We know that a battery is a device that converts chemical energy into electrical energy. We also know that batteries have two electrodes, an anode (the positive end) and a cathode (the negative end). In between the battery’s two electrodes runs an electrical current caused primarily from a voltage differential between the anode and cathode. The voltage runs through a chemical called an electrolyte (which can be either liquid or solid). We also know many attributes about batteries the different types of voltage, capacity, chemical make-up and other technical aspects. But one fascinating consideration that is fun to look at has nothing really to do with the technical ratings, how long a battery can power a PDA or other device for, or any other technical feature. It is perhaps more journalistic in nature, more inquisitive, more to do with interesting little facts then anything else!

So let’s dive into this fact finding article and discover some of the hidden facts about batteries:

When was the first battery made and who made the first battery?

The first inclination that an electrical path-way from an anode to a cathode within a battery or in this first instance "a frog" occurred in 1786, when Count Luigi Galvani (an Italian anatomist, 1737-1798) found that when the muscles of a dead frog were touched by two pieces of different metals, the muscle tissue twitched.

This led to idea by Count Alessandro Giuseppe Antonio Anastasio Volta (Feb. 18, 1745- March 5, 1827), an Italian physicist who realized that the twitching was caused by an electrical current that was created by chemicals. Volta’s discovery led to the invention of the chemical battery (also called the voltaic pile) in 1800. His first voltaic piles were made from zinc and silver plates (separated by a cloth) put in a salt water bath (brine). Volta improved the pile, using zinc and copper in a weak sulfuric acid bath and thus invented the first generator of continuous electrical current.

How many batteries are there in the world today?

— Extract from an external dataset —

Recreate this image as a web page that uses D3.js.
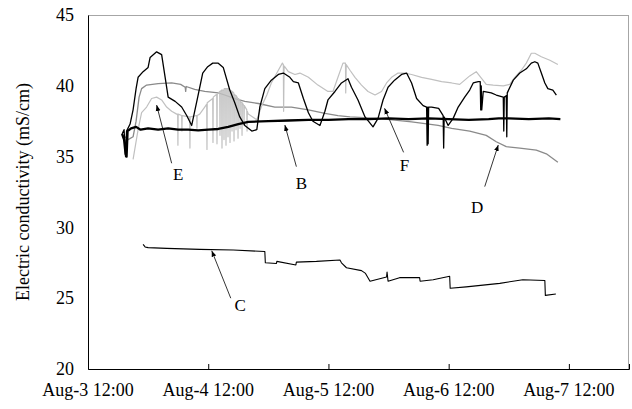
<!DOCTYPE html>
<html>
<head>
<meta charset="utf-8">
<script src="https://cdn.jsdelivr.net/npm/d3@7"></script>
<style>
  body { margin: 0; background: #fff; }
  svg { display: block; font-family: "Liberation Serif", "Times New Roman", serif; }
</style>
</head>
<body>
<svg id="graph" width="632" height="409"></svg>
<script>
// hours after Aug-3 12:00, conductivity (mS/cm)
let series_b = [
  [6.8,36.6],[7.2,36.2],[7.5,35.2],[7.7,35.0],[7.9,36.8],[8.6,37.0],[9.6,37.1],[10.5,36.9],[12,37.0],[14,36.9],
  [16,37.0],[18,36.9],[20,36.9],[22,36.85],[24,36.9],[26,36.95],[28,37.1],[30,37.3],[32,37.45],[36,37.5],
  [40,37.55],[44,37.6],[48,37.6],[52,37.65],[56,37.65],[60,37.7],[64,37.65],[68,37.7],[72,37.65],[76,37.6],
  [80,37.65],[82,37.7],[84,37.7],[88,37.65],[92,37.7],[94.3,37.65]
];
let series_c = [
  [11.0,28.8],[11.4,28.62],[12.0,28.57],[15.7,28.52],[22.3,28.45],[29.0,28.4],[35.3,28.3],[35.4,27.5],[37.6,27.45],
  [37.7,27.6],[41.5,27.35],[41.6,27.55],[45.6,27.6],[50.3,27.7],[50.6,27.5],[51.6,27.15],[54.6,26.95],[55.4,26.75],
  [56.3,26.2],[59.6,26.5],[59.7,26.85],[59.9,26.2],[62.2,26.45],[66.2,26.45],[66.3,26.2],[68.9,26.3],[72.2,26.55],
  [72.3,25.7],[75.5,25.8],[82.2,26.05],[86.8,26.3],[91.2,26.25],[91.3,25.2],[93.4,25.3]
];
let series_d = [
  [7.0,36.5],[8.0,36.2],[9.0,36.4],[9.6,37.5],[10.2,39.2],[10.7,39.8],[11.7,40.05],[14,40.15],[16.7,40.2],[18.5,40.1],
  [19.4,39.9],[19.5,39.6],[19.6,39.95],[21.3,39.75],[23.3,39.6],[26.0,39.5],[27.3,39.35],[29.3,39.1],[31.3,38.9],
  [34.0,38.75],[37.3,38.5],[40.6,38.5],[44.0,38.3],[47.3,38.05],[49.9,37.9],[52.3,37.8],[57.9,37.7],[64.6,37.45],
  [69.9,37.2],[72.6,37.0],[76.2,36.8],[79.5,36.5],[81.5,36.05],[83.5,35.7],[86.2,35.6],[89.5,35.45],[91.5,35.2],[93.8,34.6]
];
let series_e = [
  [9.0,34.8],[10.0,36.9],[10.7,38.1],[11.7,38.5],[12.7,39.1],[13.7,39.2],[14.7,39.0],[15.7,38.5],[16.7,38.2],[17.7,38.0],
  [17.9,38.0],[17.95,35.8],[18.0,38.0],[18.7,37.9],[18.75,36.8],[18.8,37.9],[20.3,37.8],[20.35,35.6],[20.4,37.8],
  [21.7,37.9],[21.75,37.0],[21.8,37.9],[22.3,38.0],[23.3,38.5],[23.7,38.7],[23.75,35.5],[23.8,38.8],[24.9,39.1],
  [24.95,36.0],[25.0,39.2],[25.7,39.4],[25.75,35.9],[25.8,39.4],[26.3,39.6],[26.35,36.5],[26.4,39.6],[26.7,39.7],
  [26.75,35.6],[26.8,39.7],[27.1,39.7],[27.15,36.2],[27.2,39.8],[27.5,39.8],[27.55,35.8],[27.6,39.8],[27.9,39.8],
  [27.95,36.4],[28.0,39.8],[28.3,39.7],[28.35,36.0],[28.4,39.7],[28.7,39.6],[28.75,36.8],[28.8,39.6],[29.1,39.5],
  [29.15,36.1],[29.2,39.4],[29.5,39.3],[29.55,36.9],[29.6,39.3],[29.9,39.1],[29.95,36.3],[30.0,39.1],[30.3,39.0],
  [30.35,37.0],[30.4,38.9],[30.7,38.8],[30.75,36.5],[30.8,38.8],[31.1,38.6],[31.15,37.2],[31.2,38.6],[31.7,38.3],
  [31.75,36.8],[31.8,38.2],[32.0,38.0],[33.7,37.6],[34.7,38.6],[35.7,39.35],[36.6,40.2],[38.0,41.1],[38.8,41.6],
  [39.0,41.5],[39.05,38.2],[39.15,41.4],[40.0,41.0],[41.3,40.8],[42.3,40.9],[44.0,40.6],[45.9,40.05],[47.9,39.6],
  [48.9,39.6],[49.9,40.6],[50.9,41.6],[51.4,41.6],[51.45,39.5],[51.55,41.5],[52.3,41.1],[53.3,40.6],[54.6,40.05],
  [55.9,39.6],[57.3,39.35],[58.6,39.6],[59.6,40.2],[60.6,40.6],[61.9,40.9],[63.2,40.9],[64.6,40.8],[66.6,40.6],
  [68.6,40.45],[70.6,40.3],[72.6,40.2],[74.2,40.1],[76.2,40.7],[77.5,41.0],[78.6,40.5],[79.5,40.1],[80.9,40.05],
  [82.9,40.0],[84.2,40.1],[85.2,40.6],[86.5,41.1],[87.5,41.6],[88.5,42.3],[89.2,42.3],[90.5,42.05],[92.2,41.8],[93.8,41.5]
];
let series_f = [
  [6.8,36.6],[7.2,36.9],[7.5,35.0],[7.7,36.8],[8.4,37.3],[9.0,38.3],[9.6,39.8],[10.0,40.6],[11.0,41.0],[12.0,41.3],
  [12.4,42.0],[13.7,42.4],[14.7,42.2],[15.4,40.6],[16.0,39.2],[17.4,38.9],[18.7,38.5],[19.7,37.9],[20.7,37.2],
  [21.9,39.2],[22.9,40.9],[23.9,41.35],[24.9,41.6],[26.0,41.6],[27.0,41.3],[28.3,39.7],[29.3,38.8],[30.3,37.8],
  [31.3,37.2],[32.7,36.8],[33.7,36.9],[34.3,38.5],[35.3,39.8],[36.6,40.4],[38.0,40.8],[39.0,40.9],[40.3,40.6],
  [41.0,40.3],[42.0,40.2],[43.0,39.1],[44.0,38.1],[44.9,37.5],[46.3,37.2],[47.3,38.2],[47.9,39.0],[49.3,39.6],
  [50.6,40.2],[51.9,40.5],[52.6,39.9],[53.9,39.0],[55.3,37.8],[56.9,37.1],[57.9,37.7],[58.9,39.0],[59.9,39.9],
  [61.2,40.4],[62.6,40.8],[63.6,40.9],[64.6,40.2],[65.6,39.1],[66.9,38.6],[67.6,38.5],[67.7,35.8],[67.8,38.5],
  [67.9,35.9],[68.0,38.5],[68.6,38.5],[70.0,38.4],[70.9,37.9],[71.0,35.6],[71.1,37.8],[71.9,37.2],[72.9,37.7],
  [73.9,38.5],[75.2,39.2],[76.2,39.7],[76.9,40.2],[77.9,40.3],[78.3,40.3],[78.4,38.3],[78.5,40.0],[78.6,38.3],
  [78.9,39.6],[80.5,39.5],[81.5,39.35],[82.9,39.2],[83.0,36.8],[83.1,39.2],[83.5,39.3],[83.6,36.4],[83.7,39.5],
  [84.9,40.4],[86.2,40.9],[87.5,41.2],[88.5,41.6],[89.2,41.7],[89.8,41.6],[90.5,40.9],[91.2,40.2],[91.8,39.8],
  [92.8,39.7],[93.5,39.35]
];

// label text position, arrow start, arrow tip (hours, value)
let label_names = ["E", "B", "F", "D", "C"];
let label_pos = [[18.0,33.79],[42.6,33.15],[63.2,34.41],[77.7,31.46],[30.4,24.54]];
let arrow_from = [[16.7,34.53],[41.6,34.29],[63.0,35.3],[79.2,32.88],[28.5,25.0]];
let arrow_to = [[13.7,38.64],[39.3,37.23],[59.2,38.41],[81.9,35.82],[24.7,28.35]];

let y_ticks = [20, 25, 30, 35, 40, 45];
let x_ticks_days = [0, 1, 2, 3, 4];

let start_time = new Date(2004, 7, 3, 12, 0);
let end_time = new Date(2004, 7, 8, 0, 0);
let hour_to_date = function(h) { return new Date(start_time.getTime() + h * 3600000); };

let layout = { left: 88, top: 15, right: 629, bottom: 369 };

let graph = d3.select("#graph");
let x = d3.scaleTime().domain([start_time, end_time]).range([layout.left, layout.right]);
let y = d3.scaleLinear().domain([20, 45]).range([layout.bottom, layout.top]);

// frame: top and right grey
graph.append("line").attr("x1", layout.left).attr("x2", layout.right).attr("y1", layout.top + 0.5).attr("y2", layout.top + 0.5)
  .style("stroke", "#a6a6a6").style("stroke-width", "1px");
graph.append("line").attr("x1", layout.right - 0.5).attr("x2", layout.right - 0.5).attr("y1", layout.top).attr("y2", layout.bottom)
  .style("stroke", "#a6a6a6").style("stroke-width", "1px");

// axis Y
let axis_y = graph.append("g").attr("transform", "translate(" + layout.left + ",0)")
  .call(d3.axisLeft(y).tickValues(y_ticks).tickSize(0).tickPadding(14).tickFormat(d3.format("d")));
axis_y.attr("font-family", null);
axis_y.select(".domain").style("stroke", "#000");
axis_y.selectAll("text").style("font-size", "18px").attr("fill", "#000");

// axis X
let x_tick_dates = x_ticks_days.map(function(d) { return hour_to_date(d * 24); });
let axis_x = graph.append("g").attr("transform", "translate(0," + layout.bottom + ")")
  .call(d3.axisTop(x).tickValues(x_tick_dates).tickSize(5).tickFormat(function() { return ""; }));
axis_x.select(".domain").style("stroke", "#000");
axis_x.selectAll("line").style("stroke", "#000");
graph.append("g").selectAll("text").data(x_tick_dates).enter().append("text")
  .attr("x", function(d) { return x(d); })
  .attr("y", layout.bottom + 27)
  .attr("text-anchor", "middle")
  .style("font-size", "18px")
  .text(d3.timeFormat("%b-%-d %H:%M"));

graph.append("text")
  .attr("transform", "translate(23," + ((layout.top + layout.bottom) / 2) + ") rotate(-90)")
  .attr("text-anchor", "middle").attr("dy", "0.35em")
  .style("font-size", "18px")
  .text("Electric conductivity (mS/cm)");

// lines
let line = d3.line()
  .x(function(d) { return x(hour_to_date(d[0])); })
  .y(function(d) { return y(d[1]); });

let line_styles = [
  { data: series_d, color: "#8a8a8a", width: 1.3 },
  { data: series_e, color: "#c0c0c0", width: 1.2 },
  { data: series_c, color: "#000", width: 1.1 },
  { data: series_f, color: "#000", width: 1.3 },
  { data: series_b, color: "#000", width: 2.3 }
];
graph.append("g").selectAll("path").data(line_styles).enter().append("path")
  .attr("d", function(d) { return line(d.data); })
  .style("fill", "none")
  .style("stroke", function(d) { return d.color; })
  .style("stroke-width", function(d) { return d.width + "px"; })
  .style("stroke-linejoin", "round");

// arrows and labels
graph.append("defs").append("marker")
  .attr("id", "arrow").attr("viewBox", "0 0 10 10").attr("refX", 10).attr("refY", 5)
  .attr("markerWidth", 6).attr("markerHeight", 6).attr("markerUnits", "userSpaceOnUse").attr("orient", "auto")
  .append("path").attr("d", "M0,1 L10,5 L0,9 Z").style("fill", "#000");

let notes = graph.append("g");
label_names.forEach(function(name, i) {
  notes.append("line")
    .attr("x1", x(hour_to_date(arrow_from[i][0]))).attr("y1", y(arrow_from[i][1]))
    .attr("x2", x(hour_to_date(arrow_to[i][0]))).attr("y2", y(arrow_to[i][1]))
    .style("stroke", "#000").style("stroke-width", "0.8px")
    .attr("marker-end", "url(#arrow)");
  notes.append("text")
    .attr("x", x(hour_to_date(label_pos[i][0]))).attr("y", y(label_pos[i][1]))
    .attr("text-anchor", "middle").attr("dy", "0.35em")
    .style("font-size", "17px")
    .text(name);
});
</script>
</body>
</html>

If you take into consideration every conceivable place a battery can be used it is highly probable that the number would be hundreds of billions. That number of batteries would shrink if you start including certain parameters that would further qualify a family or group of batteries. But without question a lot: children toys, gaming machines, digital cameras, hearing aids, watches, computers, cars. When you start thinking in the broadest possible sense there are quite a bit of batteries being used in the world today.

What is the biggest battery in the world?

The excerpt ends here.